Just going from the last one I read for DGraph, it did extremely well. Pretty sure etcd did well.
They always have bugs somewhere, but there are huge differences between bugs that show up for very specific, niche cases, and normal "I wrote to the db and it dropped it".
"We found five safety issues in version 1.1.1—some known to Dgraph already—including reads observing transient null values, logical state corruption, and the loss of large windows of acknowledged inserts."
Loss of large windows of acknowledged inserts. Durability is hard.
As staticassertion is mentioning, some of the violations that were found were only around tablet moves, which happen only in certain cluster sizes and quite infrequently. Of course, Jepsen triggers those moves left-right-and-center to evoke some of those failure conditions; but that's not how tablet moves are supposed to work in real world conditions. This is different from other edge cases like process crashes, or machine failures, network partitions, clock skews, etc., which can and do happen.

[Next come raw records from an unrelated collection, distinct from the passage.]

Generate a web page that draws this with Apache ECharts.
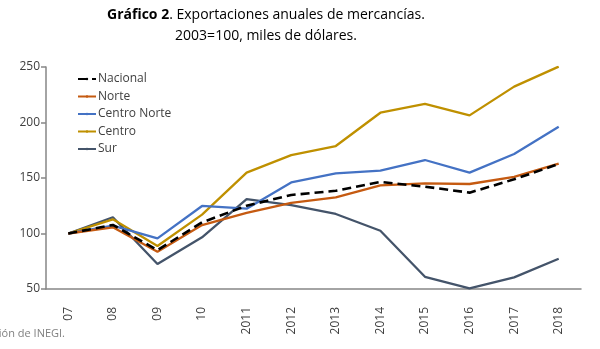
<!DOCTYPE html>
<html>
<head>
<meta charset="utf-8">
<script src="https://cdn.jsdelivr.net/npm/echarts@6/dist/echarts.min.js"></script>
<style>
  html, body { margin: 0; padding: 0; background: #fff; }
  #chart { width: 600px; height: 349px; }
</style>
</head>
<body>
<div id="chart"></div>
<script>
// Annual merchandise exports by region, index 2003 = 100
const years = ['07', '08', '09', '10', '2011', '2012', '2013', '2014', '2015', '2016', '2017', '2018'];
const nacional = [100, 107.7, 85, 110, 125, 134.7, 138.5, 146.4, 142.2, 136.8, 148.8, 162.6];
const norte = [100, 105.6, 83.6, 107.6, 118.5, 127.6, 132.6, 143.4, 145.2, 144.6, 151, 163];
const centroNorte = [100, 107, 95.6, 124.8, 122.4, 146, 154.2, 156.6, 166.2, 154.8, 171.6, 196.2];
const centro = [100, 112.8, 88.7, 117, 154.8, 170.6, 178.8, 208.8, 216.7, 206.4, 232.3, 250.3];
const sur = [100, 114.6, 72.5, 96.6, 131, 125.6, 117.6, 102.5, 61, 50.6, 60.5, 77.3];
const yTicks = { min: 50, max: 250, step: 50 };

const font = '"Open Sans", "Noto Sans", sans-serif';
const axisColor = '#868686';

const chart = echarts.init(document.getElementById('chart'), null, { renderer: 'canvas' });

function line(name, data, color, dashed) {
  return {
    name: name,
    type: 'line',
    data: data,
    symbol: 'none',
    lineStyle: {
      color: color,
      width: dashed ? 2.6 : 2.3,
      type: dashed ? [9, 5] : 'solid'
    },
    itemStyle: { color: color },
    z: dashed ? 3 : 2,
    animation: false
  };
}

chart.setOption({
  animation: false,
  backgroundColor: '#ffffff',
  title: {
    text: '{b|Gráfico 2}. Exportaciones anuales de mercancías.\n2003=100, miles de dólares.',
    left: 261,
    textAlign: 'center',
    top: 0,
    textStyle: {
      fontFamily: font,
      fontSize: 14,
      fontWeight: 'normal',
      color: '#000',
      lineHeight: 21,
      rich: {
        b: { fontFamily: font, fontSize: 14, fontWeight: 'bold', color: '#000', lineHeight: 21 }
      }
    }
  },
  legend: {
    orient: 'vertical',
    left: 72,
    top: 68,
    itemWidth: 18,
    itemHeight: 3,
    itemGap: 5.5,
    textStyle: { fontFamily: font, fontSize: 12, color: '#404040', padding: [0, 0, 0, -3] },
    data: ['Nacional', 'Norte', 'Centro Norte', 'Centro', 'Sur']
  },
  grid: { left: 46, right: 19, top: 67, bottom: 60, containLabel: false },
  xAxis: {
    type: 'category',
    data: years,
    boundaryGap: true,
    axisLine: { lineStyle: { color: axisColor, width: 1.5 } },
    axisTick: { length: 6, lineStyle: { color: '#555', width: 1.5 } },
    axisLabel: { rotate: 90, margin: 18, fontFamily: font, fontSize: 12, color: '#404040' },
    splitLine: { show: false }
  },
  yAxis: {
    type: 'value',
    min: yTicks.min,
    max: yTicks.max,
    interval: yTicks.step,
    axisLine: { show: true, lineStyle: { color: axisColor, width: 1.5 } },
    axisTick: { show: true, length: 5, lineStyle: { color: axisColor, width: 1.5 } },
    axisLabel: { margin: 6, fontFamily: font, fontSize: 12, color: '#404040' },
    splitLine: { show: false }
  },
  graphic: [{
    type: 'text',
    right: 535,
    top: 328,
    style: {
      text: 'Elaboración propia con información de INEGI.',
      fontFamily: font,
      fontSize: 11,
      fill: '#808080'
    }
  }],
  series: [
    line('Sur', sur, '#44546A', false),
    line('Centro', centro, '#BF9000', false),
    line('Centro Norte', centroNorte, '#4472C4', false),
    line('Norte', norte, '#C55A11', false),
    line('Nacional', nacional, '#000000', true)
  ]
});
</script>
</body>
</html>
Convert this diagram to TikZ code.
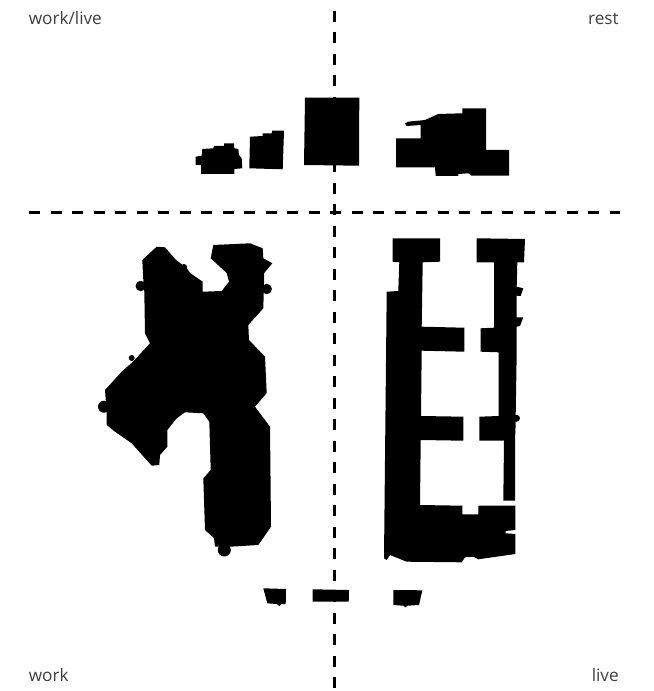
\documentclass[tikz,border=0pt]{standalone}
\usepackage{fontspec}
\setmainfont{Open Sans}
\usepackage{xcolor}
\definecolor{lblgray}{gray}{0.25}
\tikzset{
  mass/.style={fill=black, draw=none},
  axis/.style={draw=black, line width=2.3pt, dash pattern=on 8.25pt off 7.875pt},
  lbl/.style={font=\fontsize{12.9}{15}\selectfont, text=lblgray, inner sep=0pt}
}
\begin{document}
\begin{tikzpicture}[x=0.75pt, y=-0.75pt]
  \useasboundingbox (0,0) rectangle (653,691);
  \fill[white] (0,0) rectangle (653,691);
  \coordinate (vtop) at (334.2,10.7);
  \coordinate (vbot) at (334.2,690);
  \coordinate (hleft) at (29,212.5);
  \coordinate (hright) at (620,212.5);
  \draw[axis] (vtop) -- (vbot);
  \draw[axis] (hleft) -- (hright);
  \node[lbl, anchor=base west] (worklive) at (28.5,25) {work/live};
  \node[lbl, anchor=base east] (rest) at (619,25) {rest};
  \node[lbl, anchor=base west] (work) at (28.5,681) {work};
  \node[lbl, anchor=base east] (live) at (619,681) {live};
  % upper row
  \fill[mass] (195.7,156.7) -- (201.7,155.7) -- (202.3,149) -- (213.3,148.3) -- (214,146) -- (224,146) -- (224,143.3) -- (234,143.3) -- (234.3,148.3) -- (238.3,149) -- (239,155) -- (241.7,158.3) -- (242.3,168.3) -- (234.3,169) -- (234.3,174) -- (201,174) -- (201,165) -- (195.7,165) -- cycle;
  \fill[mass] (250,136.7) -- (262.7,136) -- (262.7,133.3) -- (271.7,133.3) -- (272.3,130.7) -- (284,130.7) -- (282.7,169.3) -- (249.3,168.3) -- cycle;
  \fill[mass] (305,97.7) -- (359.3,97.7) -- (359,165.7) -- (304,165) -- cycle;
  \fill[mass] (396,138.3) -- (420.7,138.3) -- (420.7,125) -- (406.7,126) -- (404.7,123.3) -- (408.3,121.7) -- (425,120) -- (438.3,114) -- (462.3,113.3) -- (462.3,108.3) -- (486,108.3) -- (486,150) -- (509,150) -- (509,175.7) -- (471.7,175.7) -- (468.3,173.3) -- (458.3,174) -- (458.3,176) -- (435.7,176) -- (435,167.3) -- (396,167.3) -- cycle;
  % left block
  \fill[mass] (142.3,260) -- (156.7,246.7) -- (165,247.3) -- (176,260) -- (186.7,268) -- (190,273) -- (202.7,281.7) -- (202.7,291.7) -- (221.7,291) -- (229,281.7) -- (226.7,273) -- (210.7,258.3) -- (213.3,245) -- (250,243.3) -- (262.7,248.3) -- (263.3,258.3) -- (272.3,263.3) -- (264,273.3) -- (264,282.7) -- (263.3,308.3) -- (248.3,325) -- (249,340) -- (265,356.7) -- (266.7,393) -- (255,406.7) -- (270,426.7) -- (271,526.7) -- (258.3,545) -- (230,546.7) -- (215,546.7) -- (214,538) -- (205,530) -- (203.3,478.3) -- (210.7,470) -- (209.3,421.7) -- (203.3,413.3) -- (185,412.3) -- (176.7,418.3) -- (167.3,430) -- (167.3,446.7) -- (160,455) -- (159.3,465) -- (151.7,465.7) -- (131.7,443.3) -- (115,431.7) -- (106.7,425) -- (106.7,413) -- (105,390) -- (121.7,371.7) -- (133,361.7) -- (150,343.3) -- (145,333.3) -- (144.3,291.7) -- (143.3,280) -- cycle;
  \fill[mass] (266.7,289) circle (5.2);
  \fill[mass] (140.7,286) circle (5.2);
  \fill[mass] (104,406.7) circle (6);
  \fill[mass] (224.3,550) circle (6.5);
  \fill[mass] (131.7,358) circle (3);
  \fill[mass] (184,267) circle (3);
  % right block
  \fill[mass] (392.7,238.3) -- (440,238.3) -- (440,261.7) -- (422.7,262.3) -- (421.7,326.7) -- (464.3,327.7) -- (464.3,351.7) -- (421.7,350.7) -- (421,416) -- (463.3,416.7) -- (463.3,440.7) -- (420.7,440) -- (420,505) -- (462.3,505.7) -- (462.3,514.3) -- (478.3,514.3) -- (478.3,505.7) -- (515.3,505.7) -- (515.3,530) -- (505.7,531) -- (505.7,533.3) -- (515.3,534) -- (515.3,554) -- (478.3,559.3) -- (473.3,556.7) -- (465,557.3) -- (461.7,562.3) -- (406.7,561.7) -- (390,555) -- (386.7,560) -- (384,558.3) -- (386.7,291.7) -- (398.3,291) -- (399.3,262.3) -- (392.7,261.7) -- cycle;
  \fill[mass] (476.7,238.3) -- (525,239) -- (524,262.3) -- (517.3,262.3) -- (516.7,286.7) -- (523.3,288.3) -- (520.7,296) -- (516.7,295.7) -- (516.7,317.3) -- (523.3,317.3) -- (520,326) -- (516.7,326.7) -- (516.7,351.7) -- (515.7,414.3) -- (515.7,422.3) -- (515,440.7) -- (515,500.7) -- (503.3,500.7) -- (504,440.7) -- (479.3,440.7) -- (479.3,416.7) -- (498.7,416) -- (498.7,352.3) -- (480.7,351.7) -- (480.7,328.3) -- (494,327.7) -- (494,262.3) -- (476.7,262.3) -- cycle;
  \fill[mass] (516.5,418.3) circle (3.5);
  % lower row
  \fill[mass] (263.3,588.3) -- (286,589) -- (285.7,604) -- (281.7,604) -- (279.3,606) -- (276.7,604) -- (267.3,603.3) -- cycle;
  \fill[mass] (312.7,589.3) -- (349,590) -- (348.7,601.7) -- (312.7,601.7) -- cycle;
  \fill[mass] (393.3,590) -- (422.3,590.3) -- (419,605) -- (407.3,605.7) -- (405.3,607.3) -- (403.3,605.7) -- (393.3,605) -- cycle;
\end{tikzpicture}
\end{document}
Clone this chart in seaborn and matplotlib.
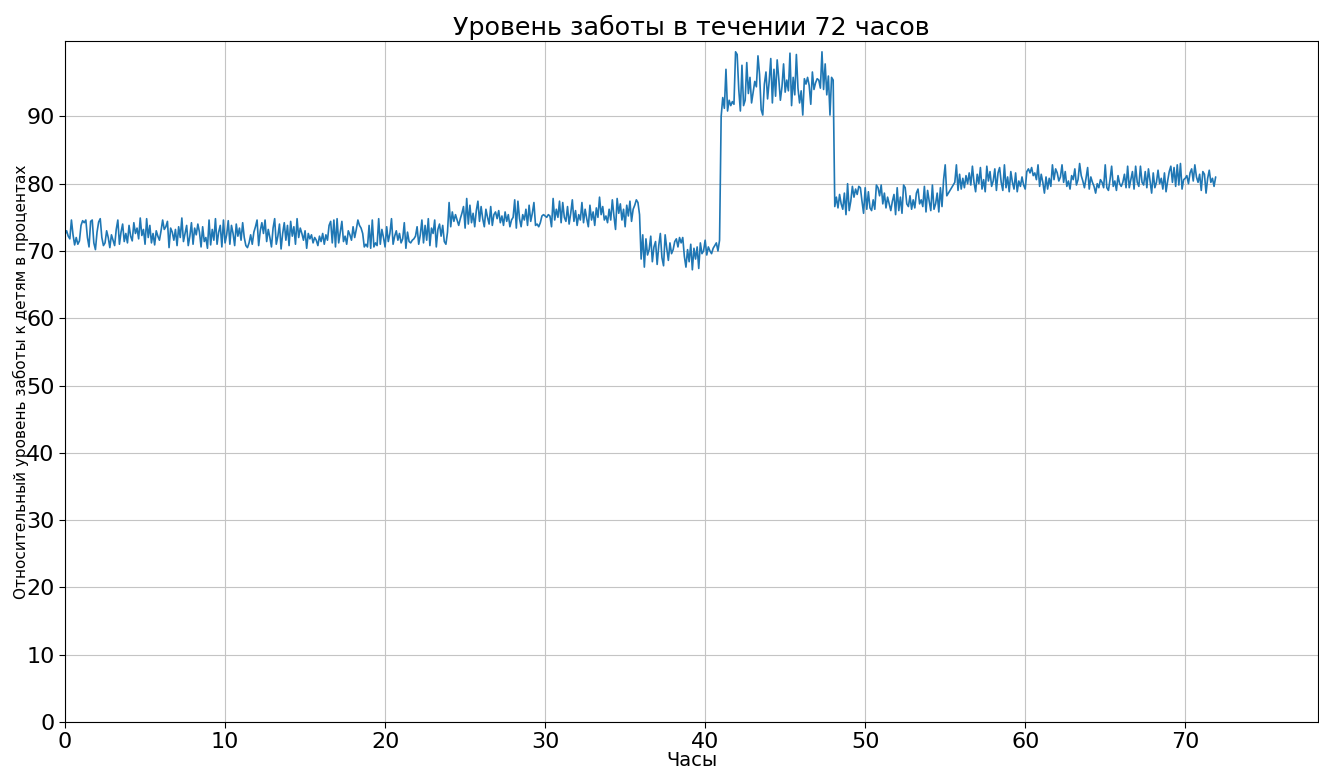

In those cases, Jepsen didn't find any violations.
We were planning to look into those tablet move issues and get them fixed up (shouldn't be that hard), but honestly, the chances of our users encountering them is so low that we de-prioritized that work over some of the other launches that we are doing.
But, we'll fix those up in the next few months, once we have more bandwidth.
I don't really feel like playing the quotes game... but, sure.
"All of the issues we found had to do with tablet migrations"
"ndeed, the work Dgraph has undertaken in the last 18 months has dramatically improved safety. In 1.0.2, Jepsen tests routinely observed safety issues even in healthy clusters. In 1.1.1, tests with healthy clusters, clock skew, process kills, and network partitions all passed. Only tablet moves appeared susceptible to safety problems."
No one is here to claim that anyone is getting through any kind of rigorous testing without bugs found. But there is a huge difference between "My extremely common write path + a partition = dropped transactional writes" and "Under very specific circumstances, with worst case testing, multiple partitions, and the db in a specific state, we drop writes".
There is an ocean between, say, mongodb's test results, and Dgraph's.
"If you use Redis as a queue, it can drop enqueued items. However, it can also re-enqueue items which were removed. "
"f you use Redis as a database, be prepared for clients to disagree about the state of the system. Batch operations will still be atomic (I think), but you’ll have no inter-write linearizability, which almost all applications implicitly rely on."
"Because Redis does not have a consensus protocol for writes, it can’t be CP. Because it relies on quorums to promote secondaries, it can’t be AP. What it can be is fast, and that’s an excellent property for a weakly consistent best-effort service, like a cache."
Again, Redis is a very different type of database, so expectations should be aligned. Further, this test is quite old.
But that's a huge difference from DGraph's results.
Basically, saying "Well no one does well on Jepsen" isn't really true. Lots of databases do well, but you have to adjust your definition of "do well".
They always have bugs somewhere, but there are huge differences between bugs that show up for very specific, niche cases, and normal "I wrote to the db and it dropped it".